School Resource Officer spearheads effort to help when emergencies happen

 

DALLAS TOWNSHIP, LUZERNE COUNTY (WBRE/WYOU) -- Schools being placed on lockdown is an all-too-common occurrence these days. It can leave teachers and students shorthanded for supplies when they have to scamper. Eyewitness News Reporter Mark Hiller shows us how a local police officer is helping the school be better prepared for that situation.
 
Inside a second grade classroom at Wycallis Elementary School, students use containers filled with markers, pencils and even chalk. But there's a much larger container at the door that's used for something else. It's called a 'Lockdown Bucket'. "Anything that can be done to make it easier for them in a very tough situation is what I wanted to focus on," said Dallas School Resource Officer Gina Kotowski with the Dallas Township Police Department. 
 
Ofc. Kotowski is behind the"Lockdown Bucket" effort. Each one is filled with essentials including personal paper products, a flashlight and band aids. Teachers and students might need these things if they had to leave the classroom in an emergency. That's what happened last year when the district went on lockdown following bomb threats that Officer Kotowski still finds deeply disturbing. "Watching the fear and the absolute horror of the unknowing of what could potentially be."
 
Ofc. Kotowski rounded up community donations to buy the buckets that school leaders call 'Go Buckets'. "It's going to allow us to spend an extended period of time in a lockdown situation and be prepared for all of the materials you might need," said Dallas School District Director of Curriculum Thomas Traver.
 
Besides the 'Lockdown' or 'Go Buckets', there are 'Go Bags' -- something on wheels that can easily be pulled that can contain such things as a walkie talkie, student information and emergency contact lists. With two young children in the district, Samantha Naylor appreciates what Ofc.
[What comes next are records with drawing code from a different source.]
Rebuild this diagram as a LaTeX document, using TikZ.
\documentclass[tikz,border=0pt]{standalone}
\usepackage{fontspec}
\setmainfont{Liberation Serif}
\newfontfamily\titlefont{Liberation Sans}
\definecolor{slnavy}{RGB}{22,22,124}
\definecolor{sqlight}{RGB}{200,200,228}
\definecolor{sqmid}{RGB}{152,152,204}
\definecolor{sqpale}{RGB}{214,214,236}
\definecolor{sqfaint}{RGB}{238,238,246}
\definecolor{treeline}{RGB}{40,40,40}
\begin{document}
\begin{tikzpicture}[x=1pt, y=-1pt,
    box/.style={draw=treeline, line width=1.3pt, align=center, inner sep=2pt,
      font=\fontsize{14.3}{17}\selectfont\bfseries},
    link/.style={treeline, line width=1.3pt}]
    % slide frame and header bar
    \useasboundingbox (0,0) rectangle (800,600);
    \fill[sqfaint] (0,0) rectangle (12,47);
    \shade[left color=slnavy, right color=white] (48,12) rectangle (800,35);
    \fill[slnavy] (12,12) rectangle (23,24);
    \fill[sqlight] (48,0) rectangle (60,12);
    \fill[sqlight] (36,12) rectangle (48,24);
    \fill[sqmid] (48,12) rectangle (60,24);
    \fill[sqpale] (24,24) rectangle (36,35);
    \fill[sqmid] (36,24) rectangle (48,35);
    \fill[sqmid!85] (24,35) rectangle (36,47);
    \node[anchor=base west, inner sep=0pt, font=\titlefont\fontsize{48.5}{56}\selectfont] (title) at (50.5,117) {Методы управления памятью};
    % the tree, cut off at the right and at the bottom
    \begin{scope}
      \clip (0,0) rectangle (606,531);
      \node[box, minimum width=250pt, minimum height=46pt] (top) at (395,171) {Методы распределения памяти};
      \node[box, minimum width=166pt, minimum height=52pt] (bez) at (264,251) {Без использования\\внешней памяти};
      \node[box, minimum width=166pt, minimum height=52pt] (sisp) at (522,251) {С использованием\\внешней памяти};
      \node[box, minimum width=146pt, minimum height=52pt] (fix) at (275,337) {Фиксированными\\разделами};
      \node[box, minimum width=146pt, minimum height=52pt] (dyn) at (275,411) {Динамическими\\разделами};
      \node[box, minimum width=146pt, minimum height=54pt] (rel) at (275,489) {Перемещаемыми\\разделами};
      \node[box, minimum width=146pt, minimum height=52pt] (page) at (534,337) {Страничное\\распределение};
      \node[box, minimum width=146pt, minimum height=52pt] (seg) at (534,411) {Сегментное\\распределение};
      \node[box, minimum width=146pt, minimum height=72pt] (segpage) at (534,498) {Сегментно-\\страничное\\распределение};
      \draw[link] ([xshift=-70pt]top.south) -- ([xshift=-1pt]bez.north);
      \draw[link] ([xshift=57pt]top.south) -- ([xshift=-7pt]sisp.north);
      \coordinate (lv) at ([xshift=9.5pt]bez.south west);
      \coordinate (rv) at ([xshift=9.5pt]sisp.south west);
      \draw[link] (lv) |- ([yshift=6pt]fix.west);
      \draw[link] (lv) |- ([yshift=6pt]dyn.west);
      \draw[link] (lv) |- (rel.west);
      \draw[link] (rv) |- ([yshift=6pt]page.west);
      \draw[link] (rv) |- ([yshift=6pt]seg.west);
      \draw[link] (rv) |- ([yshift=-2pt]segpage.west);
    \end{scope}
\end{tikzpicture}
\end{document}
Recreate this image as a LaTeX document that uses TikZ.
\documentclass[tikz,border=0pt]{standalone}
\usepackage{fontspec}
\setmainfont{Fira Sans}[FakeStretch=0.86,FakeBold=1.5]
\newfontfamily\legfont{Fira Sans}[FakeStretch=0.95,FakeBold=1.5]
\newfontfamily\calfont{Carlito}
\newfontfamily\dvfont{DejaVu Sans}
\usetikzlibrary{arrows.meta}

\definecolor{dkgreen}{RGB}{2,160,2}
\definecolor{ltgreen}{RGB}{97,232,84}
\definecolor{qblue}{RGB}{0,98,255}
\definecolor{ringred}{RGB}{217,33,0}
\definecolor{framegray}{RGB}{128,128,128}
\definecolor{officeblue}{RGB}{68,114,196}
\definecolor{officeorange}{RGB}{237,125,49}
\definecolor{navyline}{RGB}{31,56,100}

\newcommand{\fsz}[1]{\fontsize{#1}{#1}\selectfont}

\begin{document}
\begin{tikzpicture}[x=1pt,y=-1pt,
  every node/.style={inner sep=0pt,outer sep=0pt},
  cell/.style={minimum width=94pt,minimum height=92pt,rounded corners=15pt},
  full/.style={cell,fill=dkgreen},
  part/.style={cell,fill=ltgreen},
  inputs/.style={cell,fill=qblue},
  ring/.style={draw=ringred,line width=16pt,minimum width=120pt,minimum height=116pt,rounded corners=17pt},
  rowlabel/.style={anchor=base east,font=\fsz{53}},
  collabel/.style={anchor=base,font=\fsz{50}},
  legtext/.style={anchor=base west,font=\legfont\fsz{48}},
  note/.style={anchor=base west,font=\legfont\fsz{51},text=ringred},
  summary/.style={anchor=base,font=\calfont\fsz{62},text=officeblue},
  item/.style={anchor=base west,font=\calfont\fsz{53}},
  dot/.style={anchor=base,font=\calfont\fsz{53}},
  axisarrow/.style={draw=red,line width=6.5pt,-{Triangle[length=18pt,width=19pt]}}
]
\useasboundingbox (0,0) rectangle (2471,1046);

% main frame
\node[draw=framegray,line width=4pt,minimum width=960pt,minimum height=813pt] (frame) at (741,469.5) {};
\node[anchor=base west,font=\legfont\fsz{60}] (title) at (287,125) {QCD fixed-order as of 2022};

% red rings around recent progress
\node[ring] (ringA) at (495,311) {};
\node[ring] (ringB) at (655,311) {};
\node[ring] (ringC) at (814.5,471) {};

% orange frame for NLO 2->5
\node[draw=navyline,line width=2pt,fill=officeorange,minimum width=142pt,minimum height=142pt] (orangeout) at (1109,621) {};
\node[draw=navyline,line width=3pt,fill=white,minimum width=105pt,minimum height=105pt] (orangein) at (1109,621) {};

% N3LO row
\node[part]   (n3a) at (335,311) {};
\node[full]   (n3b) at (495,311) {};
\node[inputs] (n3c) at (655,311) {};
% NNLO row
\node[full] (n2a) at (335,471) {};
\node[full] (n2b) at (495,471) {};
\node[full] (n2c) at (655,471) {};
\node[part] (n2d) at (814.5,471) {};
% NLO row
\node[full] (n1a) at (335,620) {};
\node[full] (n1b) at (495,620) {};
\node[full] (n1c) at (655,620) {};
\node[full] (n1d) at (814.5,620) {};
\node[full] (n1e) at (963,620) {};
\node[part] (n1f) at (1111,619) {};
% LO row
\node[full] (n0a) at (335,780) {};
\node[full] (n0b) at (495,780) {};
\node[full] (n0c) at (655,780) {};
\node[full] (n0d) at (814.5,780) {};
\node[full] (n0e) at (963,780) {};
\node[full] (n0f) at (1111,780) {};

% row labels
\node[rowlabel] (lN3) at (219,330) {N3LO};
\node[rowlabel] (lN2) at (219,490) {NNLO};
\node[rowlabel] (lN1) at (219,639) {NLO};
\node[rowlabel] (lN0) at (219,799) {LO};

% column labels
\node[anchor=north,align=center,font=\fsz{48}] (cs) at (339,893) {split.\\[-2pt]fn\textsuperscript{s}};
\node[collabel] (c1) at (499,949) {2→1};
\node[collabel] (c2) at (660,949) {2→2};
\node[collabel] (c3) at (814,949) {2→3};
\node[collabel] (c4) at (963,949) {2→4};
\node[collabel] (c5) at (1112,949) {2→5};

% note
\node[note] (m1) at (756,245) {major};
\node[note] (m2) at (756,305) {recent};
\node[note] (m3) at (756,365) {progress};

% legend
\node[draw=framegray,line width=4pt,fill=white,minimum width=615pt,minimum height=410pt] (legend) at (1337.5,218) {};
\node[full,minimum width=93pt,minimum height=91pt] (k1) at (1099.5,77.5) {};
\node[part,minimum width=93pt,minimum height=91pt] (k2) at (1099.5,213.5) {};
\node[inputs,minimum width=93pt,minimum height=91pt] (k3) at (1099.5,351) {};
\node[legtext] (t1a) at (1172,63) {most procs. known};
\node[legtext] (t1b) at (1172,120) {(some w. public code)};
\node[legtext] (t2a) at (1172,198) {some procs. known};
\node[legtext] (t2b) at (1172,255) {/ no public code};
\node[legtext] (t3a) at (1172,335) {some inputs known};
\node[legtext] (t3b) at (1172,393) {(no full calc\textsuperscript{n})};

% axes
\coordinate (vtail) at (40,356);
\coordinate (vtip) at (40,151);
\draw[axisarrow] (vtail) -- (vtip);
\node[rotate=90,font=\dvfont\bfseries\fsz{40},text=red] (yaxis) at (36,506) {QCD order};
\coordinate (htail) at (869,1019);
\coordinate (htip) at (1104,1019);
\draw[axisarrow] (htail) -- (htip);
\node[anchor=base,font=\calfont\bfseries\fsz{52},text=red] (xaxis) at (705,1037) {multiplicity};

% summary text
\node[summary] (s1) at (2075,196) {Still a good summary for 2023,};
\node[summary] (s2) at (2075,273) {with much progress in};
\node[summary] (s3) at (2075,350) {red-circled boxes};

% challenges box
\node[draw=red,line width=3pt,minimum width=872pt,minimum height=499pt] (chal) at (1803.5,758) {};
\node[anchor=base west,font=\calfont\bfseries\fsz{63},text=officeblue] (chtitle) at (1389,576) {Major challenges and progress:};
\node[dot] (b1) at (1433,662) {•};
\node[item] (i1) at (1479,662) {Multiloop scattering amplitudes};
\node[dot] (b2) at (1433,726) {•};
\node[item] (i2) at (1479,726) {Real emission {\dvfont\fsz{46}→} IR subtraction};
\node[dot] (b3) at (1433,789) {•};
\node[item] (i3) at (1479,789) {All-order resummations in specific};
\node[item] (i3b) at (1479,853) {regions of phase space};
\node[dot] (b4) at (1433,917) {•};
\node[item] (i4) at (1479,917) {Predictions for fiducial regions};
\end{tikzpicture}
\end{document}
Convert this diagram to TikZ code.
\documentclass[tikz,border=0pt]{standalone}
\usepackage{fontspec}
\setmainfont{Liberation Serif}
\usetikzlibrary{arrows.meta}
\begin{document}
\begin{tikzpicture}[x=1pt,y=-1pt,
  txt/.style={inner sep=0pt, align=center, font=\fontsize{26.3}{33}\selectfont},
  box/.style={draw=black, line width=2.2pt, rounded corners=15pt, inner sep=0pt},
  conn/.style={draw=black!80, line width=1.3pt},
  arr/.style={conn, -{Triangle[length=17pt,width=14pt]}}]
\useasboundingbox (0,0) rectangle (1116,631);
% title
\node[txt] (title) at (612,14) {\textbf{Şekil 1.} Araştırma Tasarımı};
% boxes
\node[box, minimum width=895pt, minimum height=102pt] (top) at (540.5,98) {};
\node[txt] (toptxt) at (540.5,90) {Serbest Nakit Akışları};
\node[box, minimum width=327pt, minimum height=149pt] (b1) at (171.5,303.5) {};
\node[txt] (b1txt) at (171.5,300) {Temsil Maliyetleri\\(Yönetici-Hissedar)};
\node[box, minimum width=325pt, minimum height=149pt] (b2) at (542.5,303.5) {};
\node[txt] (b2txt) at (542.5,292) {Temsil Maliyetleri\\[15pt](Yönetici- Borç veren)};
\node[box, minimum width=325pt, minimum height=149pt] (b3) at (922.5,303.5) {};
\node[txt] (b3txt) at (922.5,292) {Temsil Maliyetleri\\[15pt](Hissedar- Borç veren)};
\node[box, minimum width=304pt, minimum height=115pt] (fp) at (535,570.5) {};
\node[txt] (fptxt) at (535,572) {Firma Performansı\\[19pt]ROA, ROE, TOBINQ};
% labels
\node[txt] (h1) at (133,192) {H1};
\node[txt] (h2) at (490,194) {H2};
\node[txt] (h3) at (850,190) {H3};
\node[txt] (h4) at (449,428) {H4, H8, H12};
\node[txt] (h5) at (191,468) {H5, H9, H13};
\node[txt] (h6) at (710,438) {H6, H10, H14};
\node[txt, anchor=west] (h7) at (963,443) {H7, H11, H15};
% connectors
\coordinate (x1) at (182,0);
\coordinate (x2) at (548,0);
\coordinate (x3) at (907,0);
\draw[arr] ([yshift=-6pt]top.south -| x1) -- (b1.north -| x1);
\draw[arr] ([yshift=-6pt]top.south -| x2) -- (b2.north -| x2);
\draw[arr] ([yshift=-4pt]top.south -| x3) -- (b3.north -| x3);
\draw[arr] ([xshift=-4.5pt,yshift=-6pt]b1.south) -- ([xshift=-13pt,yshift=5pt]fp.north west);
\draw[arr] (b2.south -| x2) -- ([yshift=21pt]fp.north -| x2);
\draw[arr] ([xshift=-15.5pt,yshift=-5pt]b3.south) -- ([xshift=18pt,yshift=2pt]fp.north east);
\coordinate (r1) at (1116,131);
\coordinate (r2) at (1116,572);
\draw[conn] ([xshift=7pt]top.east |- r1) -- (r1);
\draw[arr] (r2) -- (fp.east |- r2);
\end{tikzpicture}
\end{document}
Kotowski did for safety sake. "I think the emergency kits are a really good idea and it makes me feel better as a parent."
 
A bucket of help -- just in case. "They're there and they'll be used when and if needed," said Ofc. Kotowski who pointed out that the buckets are also age appropriate. Some elementary classroom buckets could contain coloring books while some at the high school level might be equipped with cell phone chargers.